Luis defined the panelists as disruptors, but impressed that “disruptors have the power to destroy, but also to build.” In the aftermath of Maria, he and others on the island found a common spirit. They saw disruptors transform in identity to rebuild Puerto Rico. In the aftermath of a devastating natural disaster that would reverberate for two long years, Gabe stated, “Why can’t we create something new and something better?”

As Christine and her husband began to work to rebuild their local community after Maria, they realized that the entire infrastructure of Puerto Rico was dismantled. “We refused to accept that the original conditions were going to be rebuilt in the same way.”  She and her husband became aware that everything had to change. She explained that they went from “having no breakfast” immediately after the storm, to owning twelve chickens, so they would always have a source of eggs. Power was needed, but community-owned solar panels would be the new infrastructure that would withstand another natural disaster.

“We are close to two and a half years post Hurricane Irma and Maria, yet many parts of the island are still feeling the pain of an abandoned lover after a catastrophic disaster,” shared Luis. Aid did not get to the island for weeks, power was out on the island for months, and the death toll from the hurricane and post-conditions was well over 4,000. It’s believed over a hundred thousand people fled the island to the U.S. because they could not survive the dire circumstances. But that’s not the story carried by these disrupters.

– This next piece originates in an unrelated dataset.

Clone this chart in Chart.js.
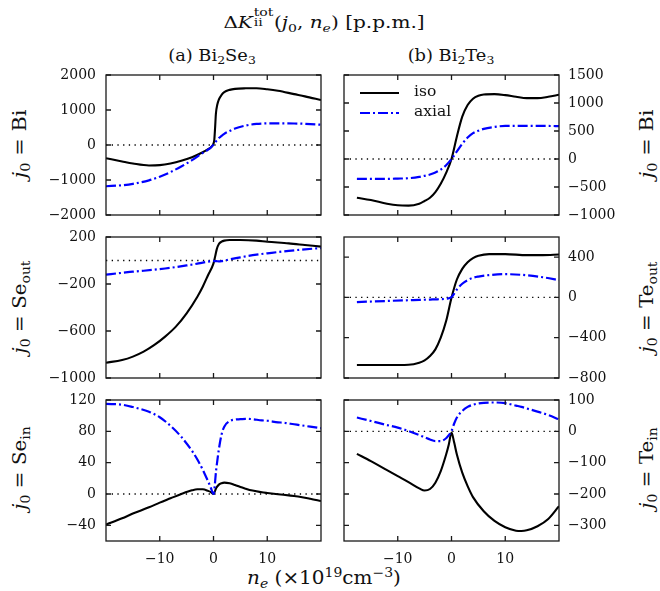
<!DOCTYPE html>
<html><head><meta charset="utf-8">
<script src="https://cdn.jsdelivr.net/npm/chart.js@4.4.0/dist/chart.umd.min.js"></script>
<style>
html,body{margin:0;padding:0;background:#fff;}
#wrap{position:relative;width:660px;height:591px;overflow:hidden;font-family:"DejaVu Serif",serif;color:#111;}
canvas{position:absolute;}
.t{position:absolute;white-space:nowrap;line-height:1;}
.lg{position:absolute;white-space:nowrap;transform:translateY(-50%);line-height:1;font-size:15.5px;}
i{font-style:italic;}
sub{font-size:70%;vertical-align:-0.3em;line-height:0;}
sup{font-size:70%;vertical-align:0.55em;line-height:0;}
.stk{display:inline-block;position:relative;width:1.05em;height:1em;vertical-align:baseline;}
.stk .sp{position:absolute;left:0.06em;top:-0.3em;font-size:70%;}
.stk .sb{position:absolute;left:0.06em;top:0.52em;font-size:70%;}
.eq{margin:0 0.33em;}
</style></head>
<body>
<div id="wrap">
<div class="t" style="left:324px;top:21px;font-size:17px;transform:translate(-50%,-50%) scaleX(1.18)">Δ<i>K</i><span class="stk"><span class="sp">tot</span><span class="sb">ii</span></span>(<i>j</i><sub>0</sub>, <i>n<sub>e</sub></i>) [p.p.m.]</div>
<div class="t" style="left:212px;top:56px;font-size:16.5px;transform:translate(-50%,-50%) scaleX(1.08)">(a) Bi<sub>2</sub>Se<sub>3</sub></div>
<div class="t" style="left:451px;top:56px;font-size:16.5px;transform:translate(-50%,-50%) scaleX(1.08)">(b) Bi<sub>2</sub>Te<sub>3</sub></div>
<div class="t" style="left:20px;top:144px;font-size:18px;transform:translate(-50%,-50%) rotate(-90deg) scaleX(1.15)"><i>j</i><sub>0</sub><span class="eq">=</span>Bi</div>
<div class="t" style="left:20px;top:307px;font-size:18px;transform:translate(-50%,-50%) rotate(-90deg) scaleX(1.1)"><i>j</i><sub>0</sub><span class="eq">=</span>Se<sub>out</sub></div>
<div class="t" style="left:20px;top:468px;font-size:18px;transform:translate(-50%,-50%) rotate(-90deg) scaleX(1.1)"><i>j</i><sub>0</sub><span class="eq">=</span>Se<sub>in</sub></div>
<div class="t" style="left:647px;top:144px;font-size:18px;transform:translate(-50%,-50%) rotate(-90deg) scaleX(1.15)"><i>j</i><sub>0</sub><span class="eq">=</span>Bi</div>
<div class="t" style="left:647px;top:307px;font-size:18px;transform:translate(-50%,-50%) rotate(-90deg) scaleX(1.1)"><i>j</i><sub>0</sub><span class="eq">=</span>Te<sub>out</sub></div>
<div class="t" style="left:647px;top:468px;font-size:18px;transform:translate(-50%,-50%) rotate(-90deg) scaleX(1.1)"><i>j</i><sub>0</sub><span class="eq">=</span>Te<sub>in</sub></div>
<div class="t" style="left:324px;top:578px;font-size:18px;transform:translate(-50%,-50%) scaleX(1.11)"><i>n<sub>e</sub></i> (×10<sup>19</sup>cm<sup>−3</sup>)</div>
</div>
<script>
// ---- data (n_e in 1e19 cm^-3, ΔK in p.p.m.) ----
const xTicks = [-10, 0, 10];

// (a) Bi2Se3, j0 = Bi
const neA1  = [-20,-17,-15,-12,-10,-8,-6,-4,-2,-1,-0.5,0,0.15,0.3,0.45,0.7,1,1.5,2,3,4,6,8,10,12,15,17,20];
const isoA1 = [-377,-470,-528,-585,-575,-528,-453,-349,-208,-120,-70,40,150,500,900,1150,1300,1430,1510,1575,1604,1620,1623,1594,1550,1453,1390,1283];
const axA1  = [-1179,-1150,-1110,-1010,-905,-773,-613,-434,-226,-132,-70,10,40,70,100,140,198,260,320,400,472,557,604,618,620,615,605,580];
const yTicksA1 = [-2000,-1000,0,1000,2000];

// (b) Bi2Te3, j0 = Bi
const neB1  = [-17.6,-15,-12,-10,-8,-6,-5,-4,-3,-2,-1,0,1,2,3,4,5,6,8,10,12,14,16,18,20];
const isoB1 = [-691,-733,-798,-827,-833,-798,-750,-691,-591,-443,-248,0,402,756,963,1076,1129,1152,1158,1141,1111,1087,1087,1111,1147];
const axB1  = [-355,-355,-355,-350,-343,-319,-300,-278,-242,-189,-112,0,136,272,384,461,505,538,573,591,592,592,591,590,588];
const yTicksB1 = [-1000,-500,0,500,1000,1500];

// (a) Bi2Se3, j0 = Se_out
const neA2  = [-20,-17,-15,-13,-11,-9,-7,-5,-3,-2,-1,0,0.3,0.6,1,1.5,2,3,5,8,10,14,17,20];
const isoA2 = [-870,-847,-818,-776,-719,-648,-563,-450,-308,-223,-123,-24,33,95,140,160,169,174,174,169,160,146,132,118];
const axA2  = [-120,-105,-95,-87,-78,-68,-56,-42,-27,-18,-10,-4,-5,-6,-7,-5,-1,9,27,50,61,82,95,106];
const yTicksA2 = [-1000,-600,-200,200];

// (b) Bi2Te3, j0 = Te_out
const neB2  = [-17.6,-12,-8,-6,-5,-4,-3,-2,-1,0,1,2,3,4,5,7,10,14,17,20];
const isoB2 = [-671,-671,-668,-648,-625,-582,-516,-400,-235,-3,178,284,350,390,413,430,430,420,420,426];
const axB2  = [-46,-35,-28,-25,-23,-21,-19,-17,-13,3,79,136,172,195,207,222,231,220,200,172];
const yTicksB2 = [-800,-400,0,400];

// (a) Bi2Se3, j0 = Se_in
const neA3  = [-20,-17,-15,-12,-10,-8,-6,-4,-3,-2,-1,-0.5,0,0.5,1,1.5,2,3,4,5,6,7,9,10,12,13,15,16,18,20];
const isoA3 = [-39,-31,-25,-17,-11,-5.5,0,4.7,6,6,4,2.5,0,7.7,12,13.8,14.5,13.6,11.5,9,6.8,4.7,2.2,1.3,-0.3,-1,-2.6,-3.4,-6,-9];
const axA3  = [115,114,111,105,98,87,73,55,44,31,16,8,0,31,57,76,86,93,95,95.5,96,95.7,94,93.5,91.5,91,89,88,86,84];
const yTicksA3 = [-40,0,40,80,120];

// (b) Bi2Te3, j0 = Te_in
const neB3  = [-17.6,-15,-12,-10,-8,-6,-5,-4,-3,-2,-1,-0.5,0,0.5,1,2,3,4,6,8,10,12,13,14,16,18,20];
const isoB3 = [-72,-95,-124,-143,-162,-182,-189,-184,-164,-127,-74,-42,-4,-36,-74,-132,-175,-210,-255,-286,-306,-317,-318,-316,-303,-280,-239];
const axB3  = [44,33,20,12,1,-12,-19,-26,-31,-31,-22,-12,1,25,44,65,78,85,91,92,90,82,78,73,63,52,38];
const yTicksB3 = [-300,-200,-100,0,100];

const seriesNames = ['iso', 'axial'];

// ---- layout ----
const panels = [
  {col:0,row:0,ne:neA1,iso:isoA1,ax:axA1,yt:yTicksA1,ymin:-2000,ymax:2000},
  {col:1,row:0,ne:neB1,iso:isoB1,ax:axB1,yt:yTicksB1,ymin:-1000,ymax:1500},
  {col:0,row:1,ne:neA2,iso:isoA2,ax:axA2,yt:yTicksA2,ymin:-1000,ymax:200},
  {col:1,row:1,ne:neB2,iso:isoB2,ax:axB2,yt:yTicksB2,ymin:-800,ymax:600},
  {col:0,row:2,ne:neA3,iso:isoA3,ax:axA3,yt:yTicksA3,ymin:-60,ymax:120},
  {col:1,row:2,ne:neB3,iso:isoB3,ax:axB3,yt:yTicksB3,ymin:-350,ymax:100}
];
const rowTop = [75, 237, 400], rowBot = [215, 378, 541];
const PAD = 22, XAXIS_H = 30;

const fmt = v => (v < 0 ? '\u2212' + Math.abs(v) : String(v));
const tickFont = {family:'DejaVu Serif', size:14};

const framePlugin = {
  id:'frame',
  afterDatasetsDraw(chart){
    const {ctx, chartArea:a, scales:{x, y}} = chart;
    ctx.save();
    ctx.strokeStyle = '#1a1a1a';
    ctx.lineWidth = 1.3;
    ctx.setLineDash([]);
    ctx.strokeRect(a.left, a.top, a.right - a.left, a.bottom - a.top);
    const L = 5;
    ctx.beginPath();
    x.ticks.forEach(t => {
      const p = x.getPixelForValue(t.value);
      ctx.moveTo(p, a.top); ctx.lineTo(p, a.top + L);
      ctx.moveTo(p, a.bottom); ctx.lineTo(p, a.bottom - L);
    });
    y.ticks.forEach(t => {
      const p = y.getPixelForValue(t.value);
      ctx.moveTo(a.left, p); ctx.lineTo(a.left + L, p);
      ctx.moveTo(a.right, p); ctx.lineTo(a.right - L, p);
    });
    ctx.stroke();
    ctx.restore();
  }
};

const wrap = document.getElementById('wrap');
panels.forEach(p => {
  const cv = document.createElement('canvas');
  const last = p.row === 2;
  const W = 330;
  const H = (rowBot[p.row] - rowTop[p.row]) + PAD + (last ? XAXIS_H + 2 : PAD);
  cv.width = W; cv.height = H;
  cv.style.left = (p.col === 0 ? 0 : 330) + 'px';
  cv.style.top = (rowTop[p.row] - PAD) + 'px';
  cv.style.width = W + 'px'; cv.style.height = H + 'px';
  wrap.appendChild(cv);
  const pts = arr => p.ne.map((x, i) => ({x, y: arr[i]}));
  new Chart(cv, {
    type:'line',
    data:{datasets:[
      {label:seriesNames[1], data:pts(p.ax), borderColor:'#0000ff', borderWidth:2.2,
       borderDash:[10,3,2,3], pointRadius:0, cubicInterpolationMode:'monotone', fill:false},
      {label:seriesNames[0], data:pts(p.iso), borderColor:'#000000', borderWidth:2.1,
       pointRadius:0, cubicInterpolationMode:'monotone', fill:false},
      {label:'zero', data:[{x:-20,y:0},{x:20,y:0}], borderColor:'#000000', borderWidth:1.3,
       borderDash:[1.3,4.4], pointRadius:0, tension:0, fill:false}
    ]},
    options:{
      responsive:false, animation:false, devicePixelRatio:1,
      layout:{padding:{top:PAD, bottom: last ? 2 : PAD, left: p.col === 0 ? 0 : 14, right: p.col === 0 ? 9 : 0}},
      plugins:{legend:{display:false}, tooltip:{enabled:false}},
      scales:{
        x:{type:'linear', min:-20, max:20, position:'bottom',
           grid:{display:false, drawTicks:false}, border:{display:false},
           ticks:{display:last, font:tickFont, color:'#111', padding:10, autoSkip:false, maxRotation:0, callback:fmt},
           afterBuildTicks:s => { s.ticks = xTicks.map(v => ({value:v})); },
           afterFit:s => { s.height = last ? XAXIS_H : 0; }},
        y:{type:'linear', min:p.ymin, max:p.ymax, position: p.col === 0 ? 'left' : 'right',
           grid:{display:false, drawTicks:false}, border:{display:false},
           ticks:{font:tickFont, color:'#111', padding: p.col === 0 ? 10 : 9, autoSkip:false, callback:fmt},
           afterBuildTicks:s => { s.ticks = p.yt.map(v => ({value:v})); },
           afterFit:s => { s.width = p.col === 0 ? 106 : 101; }}
      }
    },
    plugins:[framePlugin]
  });
});

// legend (inside panel b, top row)
const lg = document.createElement('div');
lg.innerHTML =
  '<svg style="position:absolute;left:360px;top:83px" width="40" height="40">' +
  '<line x1="0" y1="10" x2="39" y2="10" stroke="#000" stroke-width="2.1"/>' +
  '<line x1="0" y1="30" x2="39" y2="30" stroke="#00f" stroke-width="2.2" stroke-dasharray="10 3 2 3"/></svg>' +
  '<div class="lg" style="left:414px;top:92px">' + seriesNames[0] + '</div>' +
  '<div class="lg" style="left:414px;top:112px">' + seriesNames[1] + '</div>';
wrap.appendChild(lg);
</script>
</body></html>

“The realization that the U.S. is the savior has long passed and the understanding of the U.S. as colonizer has been accepted” intimated Luis. Nowadays the inherent spirit of the island is about solidarity. Gabe stands by the sentiment that “it’s important for us to reimagine our relationship with U.S., but also important that we reimagine our relationship with ourselves.”

The group’s call of action was to do more. If you’ve already divested funds from climate change causing fossil fuels, good, divest deeper down the supply chain. Spend more endowment money, take the time to fight, question, and change policy. Understand that a movement is not just an idea or a march or a hashtag, a movement is a coalition of something greater than everyone. Boave concluded with a quote from Rev. Yearwood, President of the Hip Hop Caucus, “Organized people beat organized money every time, but when you add organized people with money to one equation, suddenly the momentum shifts dramatically. This is a decisive decade, not just for Puerto Rico, but for the Confluence community.”